The issue is an absolute must read: it manages to render rather complex or technical issues in such a simple yet thorough way, you don’t even feel time flying between its 145 pages. It touches on so many perspectives – from morals to law, from the way we work to the way we employ biases into new technology, from the AI generated art to its complex reflections on creativity in the age of the machine, from absurd scenarios to magnificient breakthroughs.

What it offers is more than just information, it’s something way more precious, as is its quest in the midst of the AI revolution (that, make no mistake, is already here): it offers context. Without it, we’re pretty much lost.

Takeaways

“I’ve never seen a human play this move. So beautiful” – this was the reaction of awe struck Fan Hui, a champion Go player, while watching the game between professional Go player Lee Sedol and AlphaGO, an AI system developed by DeepMind (owned by Google). AlphaGo ended up defeating Sedol, after an infamous 37th move that left the world shocked and the player leaving the room. And if you think that’s something, wait till you read about AlphaGoZero, a system teaching itself to play Go without even using data from human players, just basically playing against itself. Forever.

Then there’s the cautionary tale of the software engineer being fired, by mistake, by a machine, while its peers and managers stood seemingly powerless in the face of such power display, forgetting all along that it was always a man made automation at play, and not the final word of a cruel god.

The new rites of passage prompted by the chipping practice: no longer having just a birthday, but also an upgrade day alongside your digital siblings.

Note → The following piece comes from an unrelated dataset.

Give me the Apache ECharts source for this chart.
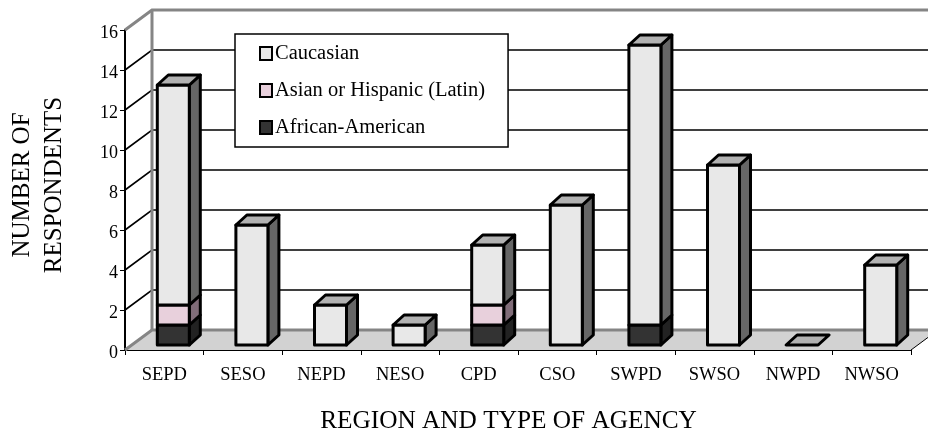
<!DOCTYPE html>
<html>
<head>
<meta charset="utf-8">
<style>html,body{margin:0;padding:0;background:#fff}#chart{width:928px;height:433px}</style>
<script src="https://cdn.jsdelivr.net/npm/echarts@6/dist/echarts.min.js"></script>
</head>
<body>
<div id="chart"></div>
<script>
const agencies = ['SEPD','SESO','NEPD','NESO','CPD','CSO','SWPD','SWSO','NWPD','NWSO'];
const africanAmerican = [1,0,0,0,1,0,1,0,0,0];
const asianOrHispanic = [1,0,0,0,1,0,0,0,0,0];
const caucasian = [11,6,2,1,3,7,14,9,0,4];
const yTicks = [0,2,4,6,8,10,12,14,16];

// Oblique projection constants for the pseudo-3D box and columns
const WALL_DX = 27, WALL_DY = -20;
const BAR_DX = 9, BAR_DY = -5, BAR_W = 32, DEPTH_DX = 11, DEPTH_DY = -10;
const FONT = '"Liberation Serif","Times New Roman",serif';

const shape = (type, s, style, z2) => ({type, shape: s, style, z2, silent: true});

// Floor, back wall and gridlines, one item per y tick
function renderWall(params, api) {
  const v = api.value(0);
  const [x0, y] = api.coord([0, v]);
  const band = api.size([1, 0])[0];
  const left = x0 - band / 2;
  const right = left + band * agencies.length;
  const kids = [];
  if (v === 0) {
    kids.push(shape('polygon', {points: [[left, y], [right, y], [right + WALL_DX, y + WALL_DY], [left + WALL_DX, y + WALL_DY]]},
      {fill: '#d2d2d2', stroke: 'none'}, 1));
    kids.push(shape('polyline', {points: [[left, y], [left + WALL_DX, y + WALL_DY], [right + WALL_DX, y + WALL_DY]]},
      {fill: 'none', stroke: '#858585', lineWidth: 3}, 3));
    kids.push(shape('line', {x1: right, y1: y, x2: right + WALL_DX, y2: y + WALL_DY},
      {stroke: '#000', lineWidth: 1}, 3));
  } else if (v === 16) {
    kids.push(shape('polyline', {points: [[left, y], [left + WALL_DX, y + WALL_DY], [right + WALL_DX, y + WALL_DY]]},
      {fill: 'none', stroke: '#858585', lineWidth: 3}, 3));
    const [, y0] = api.coord([0, 0]);
    kids.push(shape('line', {x1: left + WALL_DX, y1: y + WALL_DY, x2: left + WALL_DX, y2: y0 + WALL_DY},
      {stroke: '#858585', lineWidth: 3}, 3));
  } else {
    kids.push(shape('polyline', {points: [[left, y], [left + WALL_DX, y + WALL_DY], [right + WALL_DX, y + WALL_DY]]},
      {fill: 'none', stroke: '#000', lineWidth: 1.6}, 2));
  }
  return {type: 'group', children: kids};
}

// One column segment: front face, side face and cap
function barRenderer(front, side, drawTop) {
  return function (params, api) {
    const cat = api.value(0), from = api.value(1), to = api.value(2);
    const [cx, yBase] = api.coord([cat, from]);
    const [, yTop] = api.coord([cat, to]);
    const x1 = cx + BAR_DX - BAR_W / 2, x2 = x1 + BAR_W;
    const yb = yBase + BAR_DY, yt = yTop + BAR_DY;
    const line = {stroke: '#000', lineWidth: 3, lineJoin: 'round'};
    const kids = [];
    if (to > from) {
      kids.push(shape('polygon', {points: [[x2, yb], [x2 + DEPTH_DX, yb + DEPTH_DY], [x2 + DEPTH_DX, yt + DEPTH_DY], [x2, yt]]},
        {fill: side, ...line}, 10));
      kids.push(shape('rect', {x: x1, y: yt, width: BAR_W, height: yb - yt}, {fill: front, ...line}, 11));
    }
    if (drawTop(cat)) {
      kids.push(shape('polygon', {points: [[x1, yt], [x2, yt], [x2 + DEPTH_DX, yt + DEPTH_DY], [x1 + DEPTH_DX, yt + DEPTH_DY]]},
        {fill: '#b2b2b2', ...line}, 12));
    }
    return {type: 'group', children: kids};
  };
}

const barSeries = (name, data, color, front, side, drawTop, z) => ({
  name, type: 'custom', z,
  renderItem: barRenderer(front, side, drawTop),
  itemStyle: {color, borderColor: '#000', borderWidth: 2.5},
  encode: {x: 0, y: [1, 2]},
  data
});

const africanRows = agencies.map((_, i) => [i, 0, africanAmerican[i]]);
const asianRows = agencies.map((_, i) => [i, africanAmerican[i], africanAmerican[i] + asianOrHispanic[i]]);
const caucasianRows = agencies.map((_, i) => {
  const base = africanAmerican[i] + asianOrHispanic[i];
  return [i, base, base + caucasian[i]];
});

const chart = echarts.init(document.getElementById('chart'), null, {renderer: 'canvas'});
chart.setOption({
  animation: false,
  backgroundColor: '#fff',
  textStyle: {fontFamily: FONT},
  grid: {left: 125, right: 17, top: 30, bottom: 83, outerBoundsMode: 'none'},
  legend: {
    data: ['Caucasian', 'Asian or Hispanic (Latin)', 'African-American'],
    orient: 'vertical', left: 235, top: 34,
    padding: [9, 23, 9, 24],
    icon: 'rect',
    itemWidth: 12, itemHeight: 13, itemGap: 16,
    backgroundColor: '#fff', borderColor: '#000', borderWidth: 1.5,
    textStyle: {fontFamily: FONT, fontSize: 20.5, color: '#000', padding: [4, 0, 0, -2]},
    selectedMode: false, z: 20
  },
  xAxis: {
    type: 'category', data: agencies,
    name: 'REGION AND TYPE OF AGENCY', nameLocation: 'middle', nameGap: 59,
    nameTextStyle: {fontFamily: FONT, fontSize: 25.3, color: '#000', padding: [0, 19, 0, 0]},
    axisLine: {lineStyle: {color: '#000', width: 2}},
    axisTick: {show: true, alignWithLabel: false, length: 5, lineStyle: {color: '#000'}},
    axisLabel: {fontFamily: FONT, fontSize: 18.5, color: '#000', margin: 16, interval: 0},
    splitLine: {show: false}
  },
  yAxis: {
    type: 'value', min: 0, max: 16, interval: 2,
    name: 'NUMBER OF\nRESPONDENTS', nameLocation: 'middle', nameRotate: 90, nameGap: 55,
    nameTextStyle: {fontFamily: FONT, fontSize: 25, color: '#000', lineHeight: 32, padding: [0, 0, 0, 10]},
    axisLine: {show: true, lineStyle: {color: '#000', width: 2}},
    axisTick: {show: true, length: 5, lineStyle: {color: '#000'}},
    axisLabel: {
      color: '#000', margin: 7,
      formatter: '{v|{value}}',
      rich: {v: {fontFamily: FONT, fontSize: 18, color: '#000', padding: [7, 0, 0, 0]}}
    },
    splitLine: {show: false}
  },
  series: [
    {type: 'custom', name: 'box', z: 1, renderItem: renderWall, encode: {y: 0}, data: yTicks.map(v => [v])},
    barSeries('African-American', africanRows, '#333333', '#333333', '#222222', () => false, 5),
    barSeries('Asian or Hispanic (Latin)', asianRows, '#e8d0dc', '#e8d0dc', '#806c78', () => false, 6),
    barSeries('Caucasian', caucasianRows, '#e8e8e8', '#e8e8e8', '#666666', () => true, 7)
  ]
});
</script>
</body>
</html>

And my favorite, and final quote, from Yannis Baboulias’ article, Tomorrow Never Knows:

“If big tech’s reckoning in the senate has taught us anything, we should be having these discussions much more vigorously and honestly and we should be having them now. “We face a world, not in the future, but right now, where we don’t understand our own creations,” writes Bridle. “The result of such opacity is always and inevitably violence.” And prayer never stops the future in its tracks.”

Listen to me

Some good old Chemical Brothers suits this read well, a bit of robot rave plus the never-ending Internet wisdom resurfacing through YouTube comments “Sorry Robots, we are still working on freeing ourselves”.